Plaintiff's Complaint alleges fraud, disparate treatment based on race in a place of public accommodation, and discrimination based on retaliation, racism, religion, and sexism. (Doc. 1.) All of Plaintiff's claims arise out of an October 8, 2004 incident where Plaintiff was denied access to a Greyhound Bus terminal in Flagstaff, Arizona. Plaintiff has previously filed multiple lawsuits stemming from this same incident, asserting these identical claims and others, including defamation, perjury, treason, torture, international terrorism, spying and other purported civil rights violations. See Donald Muhammad v. Greyhound Lines, Inc., CV06-1057-PHX-RCB; Donald Muhammad v. State of Arizona, Greyhound Lines, Inc., CV06-1417-PHX-JAT; Donald Muhammad v. Greyhound Lines, Inc., CV06-1893-PHX-ECV; Donald Muhammad v. Greyhound Lines, Inc., CV06-2363-PHX-NVW; Donald Muhammad v. Greyhound Lines, Inc., et al., CV08-0056-PHX-SRB. All of Plaintiff's prior lawsuits relating to this incident have been dismissed for either insufficient service of process, failure to prosecute, failure to comply with the federal pleading rules, or failure to state a plausible claim for relief. Id. Plaintiff's Complaint (Doc. 1) will also be dismissed for failure to state a plausible claim for relief because Plaintiff's claims are clearly barred by the doctrine of res judicata. Res judicata applies to bar litigation where there is "(1) an identity of claims, (2) a final judgment on the merits, and (3) privity between the parties." Tahoe-Sierra Pres. Council, Inc. V. Tahoe Reg'l Planning Agency, 322 F.3d 1064, 1077 (9th Cir. 2003). To decide whether there is an identity of claims, the Court considers the following four criteria:
As matters of public record, the Court may take judicial notice of the pleadings in Plaintiff's prior lawsuits without converting Defendant's motion to dismiss into a motion for summary judgment. See MGIC Indem. Corp. v. Weisman, 803 F.2d 500, 504 (9th Cir. 1986).

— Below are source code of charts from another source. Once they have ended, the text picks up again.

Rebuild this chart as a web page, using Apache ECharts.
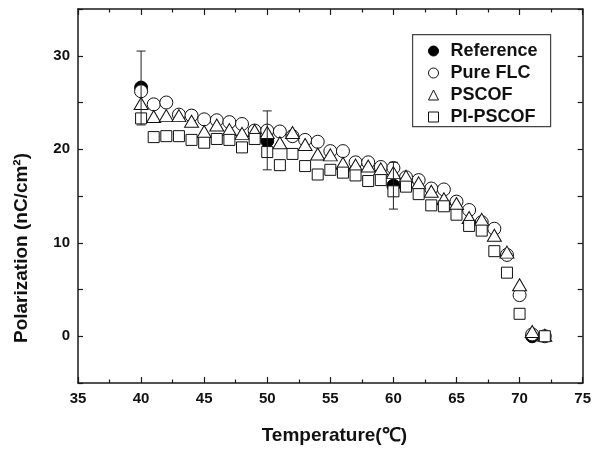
<!DOCTYPE html>
<html>
<head>
<meta charset="utf-8">
<script src="https://cdn.jsdelivr.net/npm/echarts@6/dist/echarts.min.js"></script>
<style>html,body{margin:0;padding:0;background:#fff}#c{width:594px;height:450px}</style>
</head>
<body>
<div id="c"></div>
<script>
const temps = [40,41,42,43,44,45,46,47,48,49,50,51,52,53,54,55,56,57,58,59,60,61,62,63,64,65,66,67,68,69,70,71,72];
const pureFLC = [26.2,24.8,25.0,23.7,23.6,23.2,23.1,22.9,22.7,22.0,22.0,21.9,21.4,21.0,20.8,19.8,19.8,18.6,18.6,18.1,18.0,17.0,16.7,15.8,15.7,14.4,13.5,12.2,11.5,8.7,4.4,0.2,0.0];
const pscof = [24.9,23.5,23.6,23.6,23.0,21.9,22.6,22.1,21.7,22.0,21.8,20.7,21.8,20.5,19.5,19.4,18.5,18.3,18.2,17.9,17.5,17.1,16.4,15.5,14.7,14.2,12.7,12.5,10.8,9.0,5.5,0.5,0.1];
const piPscof = [23.3,21.3,21.4,21.4,21.0,20.7,21.1,21.0,20.2,21.1,19.7,18.3,19.5,18.2,17.3,17.8,17.5,17.2,16.6,16.7,15.5,16.0,15.2,14.0,13.9,13.0,11.8,11.3,9.1,6.8,2.4,null,0.0];
const refTemps = [40,50,60,71];
const refValues = [26.6,20.9,16.1,0.0];
const refLow = [22.6,17.8,13.6,null];
const refHigh = [30.5,24.1,18.6,null];
const xTicks = [35,40,45,50,55,60,65,70,75];
const yTicks = [0,10,20,30];
const yTitle = 'Polarization (nC/cm²)';
const xTitle = 'Temperature(℃)';

const pair = (xs, ys) => xs.map((x, i) => [x, ys[i]]).filter(p => p[1] !== null);
const errData = refTemps.map((t, i) => [t, refLow[i], refHigh[i]]).filter(d => d[1] !== null);

const font = 'Liberation Sans, Arial, sans-serif';
const lineCol = '#1a1a1a';
const hollow = {color: '#fff', borderColor: '#111', borderWidth: 1, opacity: 1};

const chart = echarts.init(document.getElementById('c'), null, {renderer: 'canvas'});
const baseX = {
  type: 'value', min: 35, max: 75, interval: 5,
  axisLine: {onZero: false, lineStyle: {color: lineCol, width: 1.5}},
  axisTick: {inside: true, length: 6, lineStyle: {color: lineCol, width: 1.2}},
  minorTick: {show: true, splitNumber: 2, length: 3.5, lineStyle: {color: lineCol, width: 1.2}},
  splitLine: {show: false}
};
const baseY = {
  type: 'value', min: -5, max: 35, interval: 5,
  axisLine: {onZero: false, lineStyle: {color: lineCol, width: 1.5}},
  axisTick: {inside: true, length: 5, lineStyle: {color: lineCol, width: 1.2}},
  splitLine: {show: false}
};
chart.setOption({
  animation: false,
  backgroundColor: '#fff',
  grid: {left: 78, right: 9, top: 9, bottom: 66, containLabel: false},
  xAxis: [
    Object.assign({}, baseX, {
      position: 'bottom',
      name: xTitle, nameLocation: 'middle', nameGap: 43,
      nameTextStyle: {fontFamily: font, fontWeight: 'bold', fontSize: 19, color: '#111', padding: [0, 0, 0, 8]},
      axisLabel: {margin: 8, fontFamily: font, fontWeight: 'bold', fontSize: 15, color: '#111',
        formatter: v => xTicks.includes(v) ? String(v) : ''}
    }),
    Object.assign({}, baseX, {position: 'top', axisLabel: {show: false}})
  ],
  yAxis: [
    Object.assign({}, baseY, {
      position: 'left',
      axisLabel: {margin: 8, fontFamily: font, fontWeight: 'bold', fontSize: 15, color: '#111',
        formatter: v => yTicks.includes(v) ? String(v) : ''}
    }),
    Object.assign({}, baseY, {position: 'right', axisLabel: {show: false}})
  ],
  legend: {
    orient: 'vertical', left: 428, top: 42, padding: 0,
    itemWidth: 10, itemHeight: 10, itemGap: 4,
    itemStyle: {borderWidth: 1},
    textStyle: {fontFamily: font, fontWeight: 'bold', fontSize: 18, color: '#111', padding: [0, 0, 0, 7]},
    data: ['Reference', 'Pure FLC', 'PSCOF', 'PI-PSCOF']
  },
  graphic: [{
    type: 'rect', left: 412, top: 34, z: 0,
    shape: {width: 138, height: 92},
    style: {fill: '#fff', stroke: '#444', lineWidth: 1.2}
  }, {
    type: 'text', x: 22, y: 248, rotation: Math.PI / 2, z: 10,
    style: {text: yTitle, fontFamily: font, fontWeight: 'bold', fontSize: 19, fill: '#111',
      textAlign: 'center', textVerticalAlign: 'middle'}
  }],
  series: [
    {name: 'Reference', type: 'scatter', symbol: 'circle', symbolSize: 13, z: 2,
     itemStyle: {color: '#000', borderColor: '#000', borderWidth: 1, opacity: 1}, data: pair(refTemps, refValues)},
    {name: 'Pure FLC', type: 'scatter', symbol: 'circle', symbolSize: 13, z: 3,
     itemStyle: hollow, data: pair(temps, pureFLC)},
    {name: 'PSCOF', type: 'scatter', symbol: 'triangle', symbolSize: [14, 12], z: 4,
     itemStyle: hollow, data: pair(temps, pscof)},
    {name: 'PI-PSCOF', type: 'scatter', symbol: 'rect', symbolSize: 11, z: 5,
     itemStyle: hollow, data: pair(temps, piPscof)},
    {name: 'err', type: 'custom', z: 6, silent: true,
     renderItem: (params, api) => {
       const lo = api.coord([api.value(0), api.value(1)]);
       const hi = api.coord([api.value(0), api.value(2)]);
       const hw = 4.5;
       const st = {stroke: '#222', lineWidth: 1};
       return {type: 'group', children: [
         {type: 'line', shape: {x1: lo[0], y1: lo[1], x2: hi[0], y2: hi[1]}, style: st},
         {type: 'line', shape: {x1: lo[0] - hw, y1: lo[1], x2: lo[0] + hw, y2: lo[1]}, style: st},
         {type: 'line', shape: {x1: hi[0] - hw, y1: hi[1], x2: hi[0] + hw, y2: hi[1]}, style: st}
       ]};
     },
     encode: {x: 0, y: [1, 2]}, data: errData}
  ]
});
</script>
</body>
</html>
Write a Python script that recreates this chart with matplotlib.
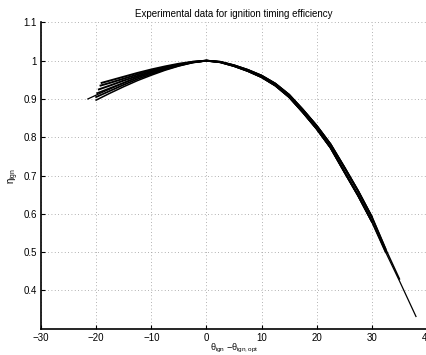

(1) whether rights or interests established in the prior judgment would be destroyed or impaired by prosecution of the second action; (2) whether substantially the same evidence is presented in the two actions; (3) whether the two suits involve infringement of the same right; and (4) whether the two suits arise out of the same transactional nucleus of facts.Chao v. A-One Med. Servs., 346 F.3d 908, 921 (9th Cir. 2003). Here, Plaintiff's claims clearly arise out of the same transactional nucleus of facts as his earlier lawsuits: all claims stem from the same October 8, 2004 incident at the Greyhound Bus terminal in Flagstaff, Arizona. Plaintiff has attached the same exhibits and is alleging the violation of the same rights as he did in his earlier lawsuits. The Court is satisfied that there is an identity of claims for res judicata purposes. The second and third factors are also easily met: the involuntary dismissals of Plaintiff's prior complaints serve as final judgments on the merits, see In re Schimmels, 127 F.3d 875, 884 (9th Cir. 1997) ("An involuntary dismissal generally acts as a judgment on the merits for purposes of res judicata[.]"), and the parties to this action are identical to the parties in the prior actions. As Plaintiff's claims are barred by res judicata, Defendant's Motion to Dismiss (Doc. 6) will be granted.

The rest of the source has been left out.